A few minutes ago you mentioned the importance of learning from history. What have you learned from the investments you did not make over the last few years that you now regret refraining from?
WARREN BUFFETT: Well, the mistakes we made, and we made them — some of them big time — are of two kinds. One is when we didn’t invest at all in something that we understood that was cheap, maybe because we weren’t even working hard enough at looking at the whole list, or because, for one reason or another, we just didn’t — we didn’t take action.
And the second was starting in on something that could have been a very large investment and not maximizing it.
Charlie is a huge believer in the idea that you don’t sit around sucking your thumb when you can — when something comes along that should be done that you pour into it.
And that’s generally what we’ve tried to do. But there have been times — and it’s usually happened when I’ve started buying something at X and it went up to X plus an eighth or some intolerable amount like that — and I quit or waited for it to come back. And we’ve missed, in some cases, billions of dollars of profit because of the fact that I’d gotten anchored, in effect, to some initial price when I could have paid more subsequently and it really was inconsequential.
CHARLIE MUNGER: Do you have anything worse to confess than Walmart?
WARREN BUFFETT: No, Walmart — I cost us about — it’s up to 10 billion now. (Laughter)
I cost us about 10 billion. I set out to buy 100 million shares of Walmart, pre-split, at about 23. And Charlie said it didn’t sound like the worst idea ever came up with, which is — from him, I mean, it was just ungodly praise. (Laughter)
And then, you know, we bought a little and then it moved up a little bit. And I thought, “Well, you know, maybe it will come back” or what —
Who knows what I thought? I mean, you know, only my psychiatrist can tell me. And that thumb sucking, reluctance to pay a little more — the current cost is in the area of 10 billion.
And there have been other examples, too. And there will probably be more examples in the future, unfortunately.
But that is — that’s — on the other hand, it doesn’t bother us. I mean, you know, it’s maybe instructional to talk about it just a little and I’m glad to respond to the question.
But in the end, we’re going to make a lot of mistakes at Berkshire. And we’ve made them in the past, we’ll make them in the future.
You know, if every shot you hit in golf was a hole-in-one, it wouldn’t be — you know, the game would soon lose interest. So you have to hit a few in the woods occasionally just to make it a little more interesting.

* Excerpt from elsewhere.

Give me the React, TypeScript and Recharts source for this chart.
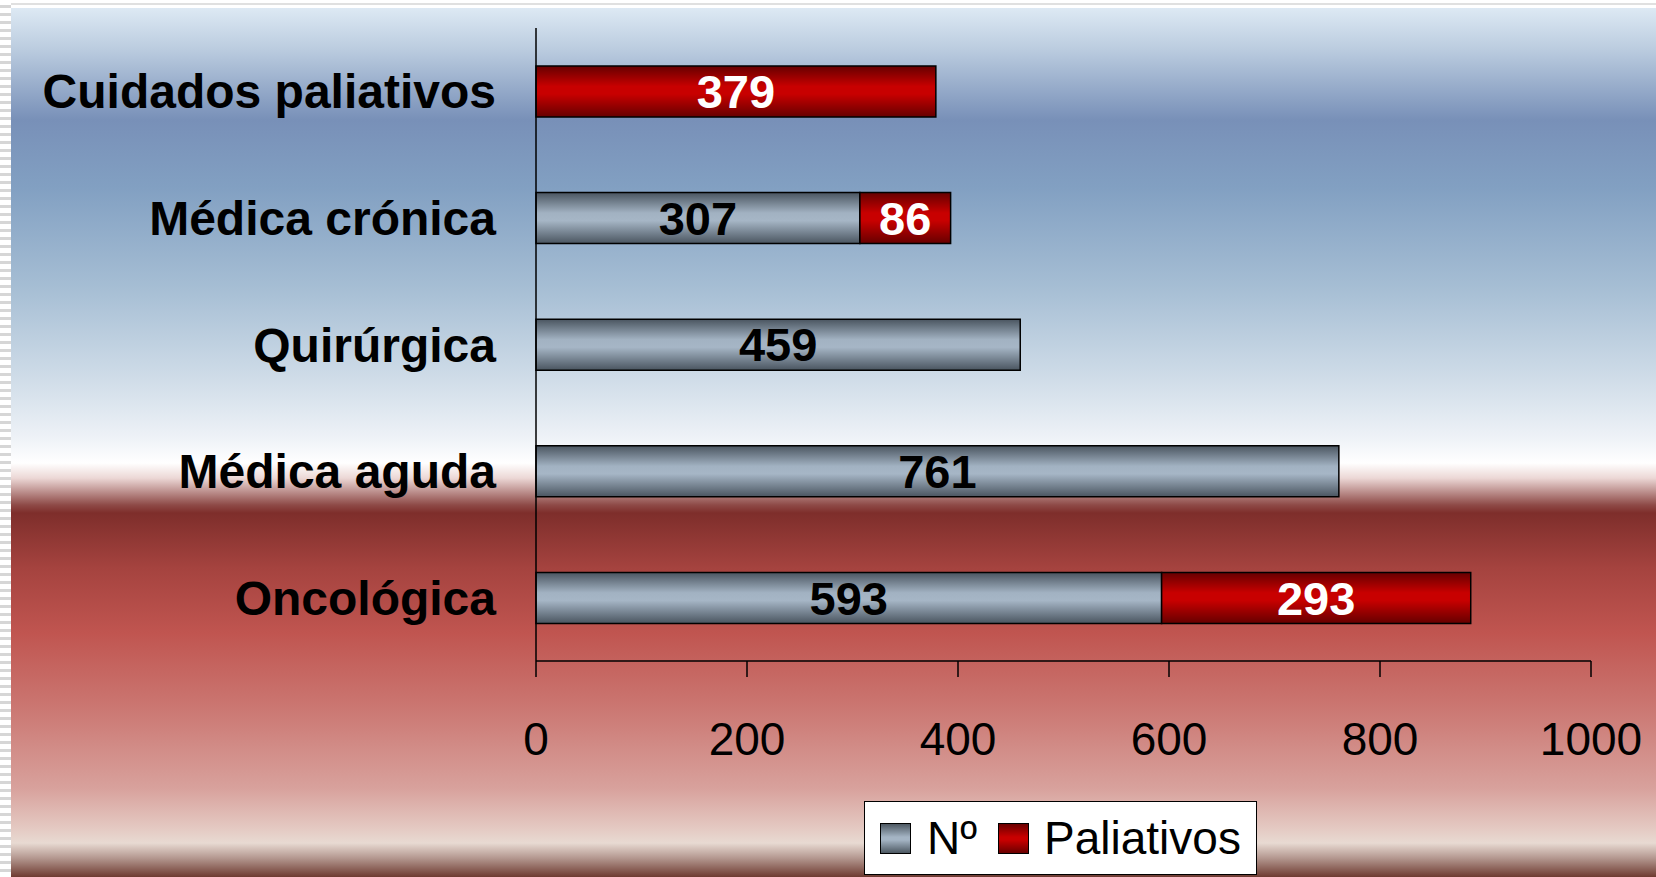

We’ll try not to do that too often. But those will be the kind of mistakes we make. We probably won’t make the kind of mistakes — although we have — we made one with Dexter Shoe — but we probably won’t make the kind that cost us a ton of money. They’ll be much more of omission than commission, I think, you’ll find in the future.

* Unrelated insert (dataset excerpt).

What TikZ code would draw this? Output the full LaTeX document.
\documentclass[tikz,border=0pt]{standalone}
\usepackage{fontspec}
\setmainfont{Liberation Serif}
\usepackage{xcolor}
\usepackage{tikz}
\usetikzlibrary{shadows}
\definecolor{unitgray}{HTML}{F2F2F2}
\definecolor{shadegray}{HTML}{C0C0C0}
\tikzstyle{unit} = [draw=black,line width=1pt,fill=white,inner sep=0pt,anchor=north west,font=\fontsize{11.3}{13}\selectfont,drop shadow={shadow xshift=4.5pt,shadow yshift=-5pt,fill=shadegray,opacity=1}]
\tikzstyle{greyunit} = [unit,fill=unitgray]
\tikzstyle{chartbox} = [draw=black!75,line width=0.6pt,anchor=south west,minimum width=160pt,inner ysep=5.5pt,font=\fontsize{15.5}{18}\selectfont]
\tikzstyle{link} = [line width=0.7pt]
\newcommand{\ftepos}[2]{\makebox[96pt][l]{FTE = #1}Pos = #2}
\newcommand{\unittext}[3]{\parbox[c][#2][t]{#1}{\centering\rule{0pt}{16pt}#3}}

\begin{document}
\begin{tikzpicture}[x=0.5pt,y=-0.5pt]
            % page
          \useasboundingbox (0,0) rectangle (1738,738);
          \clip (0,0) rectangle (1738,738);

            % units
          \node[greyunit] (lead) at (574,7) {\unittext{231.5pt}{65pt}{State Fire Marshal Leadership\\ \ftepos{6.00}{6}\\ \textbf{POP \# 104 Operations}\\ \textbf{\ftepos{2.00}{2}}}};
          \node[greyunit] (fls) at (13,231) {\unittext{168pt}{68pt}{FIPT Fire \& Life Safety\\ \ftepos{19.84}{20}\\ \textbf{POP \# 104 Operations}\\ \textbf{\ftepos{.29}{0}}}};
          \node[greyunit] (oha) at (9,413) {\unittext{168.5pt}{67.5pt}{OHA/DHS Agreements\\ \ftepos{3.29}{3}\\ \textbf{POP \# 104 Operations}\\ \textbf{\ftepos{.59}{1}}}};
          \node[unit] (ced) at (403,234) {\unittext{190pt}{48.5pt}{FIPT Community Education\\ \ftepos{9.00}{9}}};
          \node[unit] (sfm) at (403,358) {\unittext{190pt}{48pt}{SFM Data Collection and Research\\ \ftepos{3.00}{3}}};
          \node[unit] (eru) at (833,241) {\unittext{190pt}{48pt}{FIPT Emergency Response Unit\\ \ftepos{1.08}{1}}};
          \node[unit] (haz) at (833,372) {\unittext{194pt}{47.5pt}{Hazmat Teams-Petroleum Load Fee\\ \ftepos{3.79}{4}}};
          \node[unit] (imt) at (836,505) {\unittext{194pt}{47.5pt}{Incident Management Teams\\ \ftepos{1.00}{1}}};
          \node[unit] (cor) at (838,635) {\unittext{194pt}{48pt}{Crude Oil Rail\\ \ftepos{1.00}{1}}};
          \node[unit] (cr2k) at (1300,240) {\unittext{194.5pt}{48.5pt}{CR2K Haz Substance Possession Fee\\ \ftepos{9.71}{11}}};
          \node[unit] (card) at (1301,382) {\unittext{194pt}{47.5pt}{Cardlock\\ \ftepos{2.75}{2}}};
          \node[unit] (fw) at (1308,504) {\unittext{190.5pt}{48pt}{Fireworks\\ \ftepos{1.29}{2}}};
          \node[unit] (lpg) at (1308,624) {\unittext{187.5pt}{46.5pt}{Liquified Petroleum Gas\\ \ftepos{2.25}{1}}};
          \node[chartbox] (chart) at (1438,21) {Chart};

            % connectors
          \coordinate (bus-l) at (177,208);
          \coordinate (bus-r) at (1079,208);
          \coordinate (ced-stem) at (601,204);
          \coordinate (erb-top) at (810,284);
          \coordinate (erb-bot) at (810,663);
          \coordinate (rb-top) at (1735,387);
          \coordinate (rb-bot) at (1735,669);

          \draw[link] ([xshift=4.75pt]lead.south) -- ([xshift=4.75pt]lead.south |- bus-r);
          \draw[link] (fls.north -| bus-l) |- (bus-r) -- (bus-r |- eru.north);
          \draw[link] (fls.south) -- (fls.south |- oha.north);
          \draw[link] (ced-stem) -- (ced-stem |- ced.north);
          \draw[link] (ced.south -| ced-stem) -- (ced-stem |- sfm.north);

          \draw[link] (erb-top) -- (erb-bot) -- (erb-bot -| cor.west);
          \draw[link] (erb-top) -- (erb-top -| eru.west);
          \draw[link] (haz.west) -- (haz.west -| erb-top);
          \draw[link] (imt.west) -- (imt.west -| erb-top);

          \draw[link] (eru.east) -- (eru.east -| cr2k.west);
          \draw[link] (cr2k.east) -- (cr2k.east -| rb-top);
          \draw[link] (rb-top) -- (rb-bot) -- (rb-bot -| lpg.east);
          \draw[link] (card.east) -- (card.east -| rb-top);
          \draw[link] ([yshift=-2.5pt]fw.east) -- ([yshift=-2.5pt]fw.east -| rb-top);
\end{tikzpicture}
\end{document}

Charlie, you want to add any more?
CHARLIE MUNGER: Yeah. At least we are constantly thinking about the past occasions when we blew opportunities. Since those don’t hit financial reports, the opportunities you had but didn’t accept, most people don’t bother thinking about them very much. At least that is a mistake we don’t make. We rub our own noses in our mistakes in blowing opportunities, as we just did.